AS/400 Cluster: Not Just for Failover Anymore

The first cluster-aware applications for the AS/400--capable of restarting operations within minutes on a hot standby server--are rolling off the assembly line. However, with the record-low incidence of AS/400 downtime--a few hours a year--will clustered applications find a need in the market?

Clustering provides benefits beyond system crashes, including system maintenance and performance advantages, says Wes Lucas, CEO of ALE Systems (Richmond, Va.), the first vertical application vendor to come on the market with cluster-aware AS/400 software. "From a backup and recovery standpoint, clustering is a bit of a stretch for only about five hours of potential downtime a year," he admits.

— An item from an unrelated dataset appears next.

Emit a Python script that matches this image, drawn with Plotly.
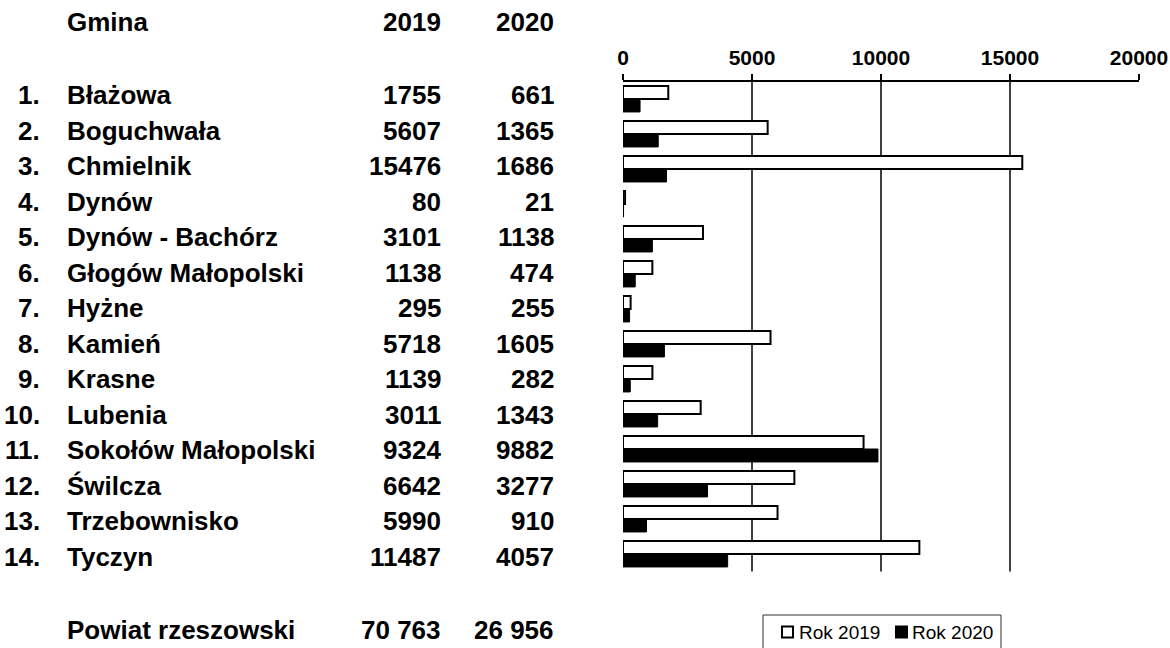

However, clustering capabilities enable IT managers to switch systems "for lots of routine types of situations, such as the application of PTFs and normal system maintenance."

ALE Systems' AS/400-based MLPS Loan Origination System and Delinquent Loan Collection Systems have recently been certified by IBM Rochester as "ClusterProven." IBM's ClusterProven program recognizes applications that are configured to be available on a backup server in the event of a failure. The applications take advantage of clustering capabilities in V4R4 operating system and disk mirroring middleware. Leading AS/400 mirroring middleware solutions providers, including Vision Solutions Inc. (Irvine, Calif.), DataMirror Corp. (Toronto) and Lakeview Technology (Oak Brook, Ill.), are underpinning IBM's ClusterProven initiative.

The latest version of Vision Suite (6.3) from Vision Solutions, released in July, includes remote journaling support, as well as a GUI-based console for configuration and management of clustered machines. DataMirror's High Availability Suite--with its integrated cluster resources services APIs--is designed to enable continuous availability in an AS/400 environment. Clustered nodes can be monitored from a single workstation. Lakeview Technology announced that its MIMIX Availability Management software will also support V4R4's clustering technology.

Even though mirroring capabilities provided by these vendors have been available for some time, a failure can still often require as much as 24 hours in downtime in order to get a system back up and operational. ClusterProven Technology shortens the downtime, in most cases, to less than a minute.

Lucas reports that ALE Systems worked with IBM Rochester for about six months to bring the technology to market. The first release is tweaked to run with Vision Suite. He adds, however, that ALE is also developing APIs to link into DataMirror and Lakeview MIMIX.

One client, a large financial services organization, is running ClusterProven ALE software to link AS/400 servers in Jacksonville, Fla. and Colorado Springs, Colo. The advantage is daily maintenance, Lucas says. "They can apply PTFs without waiting until the weekend. Plus, when the Jacksonville operation powers down at the end of the day, work continues in another time zone. Changed data is moved between the servers through remote journaling."

Workload balancing for high-performance computing is another benefit of clustering technology. Another ALE Systems client has 1,000 users processing 600 loans an hour on a three-way cluster of AS/400 650 machines. "We're recommending they put some part of those users on a West Coast machine, and others on an East Coast machine," Lucas says. "That divides the workload on an alternative processor, instead of just having a backup machine sitting there."

With these distances, geography is not a barrier to clustering technologies, says Lucas. Rather, "Bandwidth and line speed is an issue. The heartbeat between the systems has to be very fast to detect a failure." The IBM High Availability APIs include a heartbeat function which continually assesses the state of the primary machine. If it doesn't respond for a specified number of milliseconds, the IBM APIs automatically failover all the users to a second machine.

So far, bandwidth has not been a constraint, he adds. "A pair of T1 lines in a high transaction processing environment seems to work pretty well. We don't think we need ATM, even though ATM would sometimes be indicated."